Como deveria colocar-se a Argentina perante o Mercosul, que pode ser um fator de desenvolvimento a nível regional?

O Mercosul tem o seu acordo pendente com a União Europeia, um acordo que seria bastante benéfico se os países do Mercosul não tivessem tantas diferenças e discussões ideológicas. Em vez de se pensar a longo prazo, com políticas públicas sustentáveis, a ideologia mistura-se muito com as discussões no Mercosul, e se houver uma melhoria então será mais fácil chegar a acordos para que se possa negociar com a União Europeia e outros países como um bloco e não como tenta fazer o Uruguai com o Presidente Lacalle Pou, com acordos bilaterais, dado o bloqueio interno do Mercosul. Há de facto um bloqueio interno por questões ideológicas e políticas, e o facto de Lula não ter aparecido na tomada de posse [de Milei] cria já um curto-circuito diplomático que veremos como termina em termos de chegarmos a acordos que nos relacionem com o mundo de uma forma mais estável, com menos ideologia e que sirvam as nossas indústrias e os nossos cidadãos para estar no mundo como pertencentes ao bloco Mercosul. Foi também transmitido pela ministra das Relações Exteriores, Diana Mondino, a intenção da Argentina voltar a iniciar o processo da OCDE, uma boa notícia.

Acredita que a Argentina possa voltar a ser uma potência económica mundial?

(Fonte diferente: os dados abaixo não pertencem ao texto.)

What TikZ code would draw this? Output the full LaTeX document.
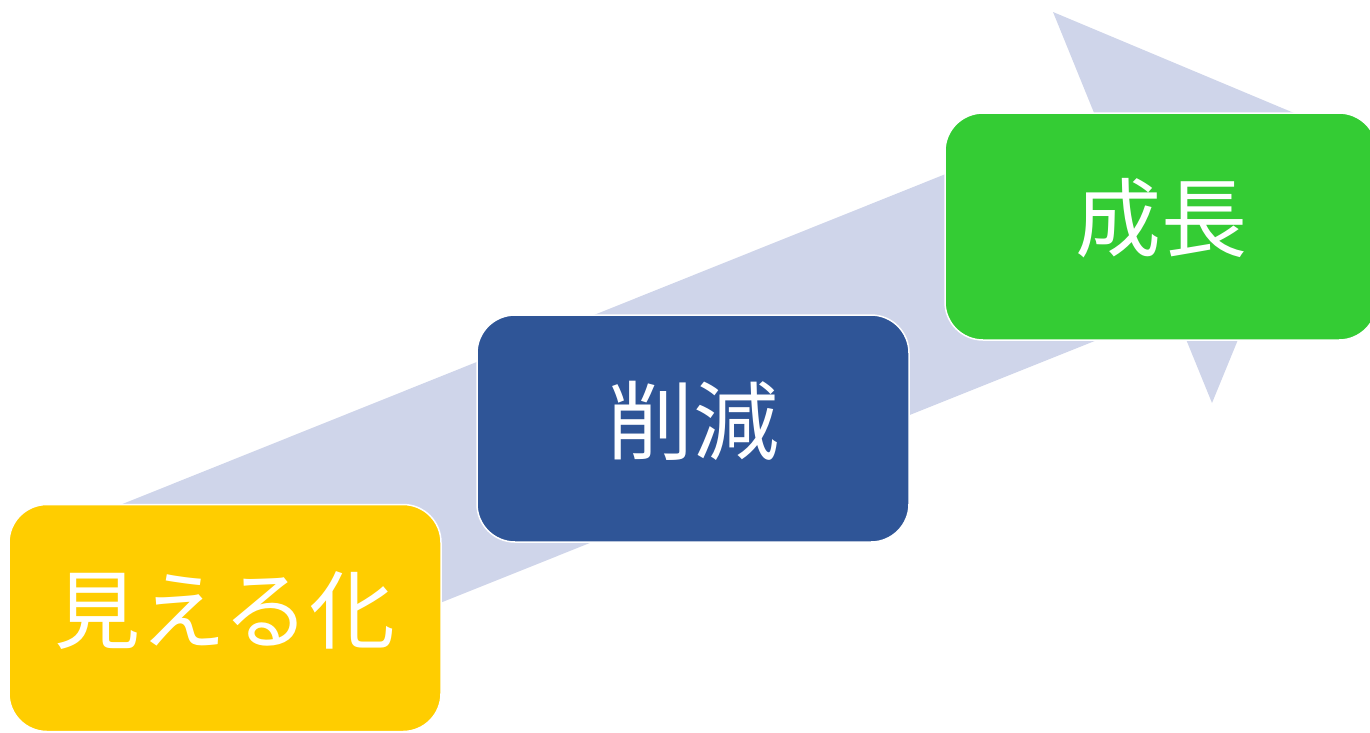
\documentclass[tikz,border=0pt]{standalone}
\usepackage{fontspec}
\newfontfamily\cjk{Noto Sans CJK JP}
\definecolor{arrowc}{RGB}{207,213,234}
\definecolor{yelc}{RGB}{255,205,0}
\definecolor{bluc}{RGB}{47,85,151}
\definecolor{grnc}{RGB}{52,204,52}
\newcommand{\liftup}[1]{\raisebox{0pt}[\height][\dimexpr\depth+16pt\relax]{#1}}
\begin{document}
\begin{tikzpicture}[x=1pt,y=-1pt,
  stepbox/.style={draw=white, line width=1.5pt, rounded corners=38pt, text=white,
    font=\cjk\fontsize{86}{86}\selectfont, inner sep=0pt,
    minimum width=432pt, minimum height=227pt}]
\useasboundingbox (0,0) rectangle (1370,732);
\fill[arrowc] (100,513) -- (1094.6,114.3) -- (1053,12) -- (1325.5,126.2)
  -- (1212,403) -- (1173.8,309.3) -- (200,699) -- cycle;
\node[stepbox, fill=yelc] (mieru) at (225,618) {\liftup{見える化}};
\node[stepbox, fill=bluc] (sakugen) at (693,428.5) {\liftup{削減}};
\node[stepbox, fill=grnc] (seicho) at (1161,226.5) {\liftup{成長}};
\end{tikzpicture}
\end{document}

Esse é o sonho do Presidente Milei. Há muita coisa para fazer e a Argentina é um país muito estranho, estamos sempre no fundo e renascemos, como foi com o Governo do Presidente Macri, em que a Argentina presidiu ao G20. Quem vem à Argentina, apesar das notícias que se leem, vê uma Buenos Aires pujante, como se fosse uma cidade europeia, com edifícios magníficos e uma oferta cultural impressionante. Temos um país fantástico e oxalá possa seguir em frente, voltando a ser uma potência.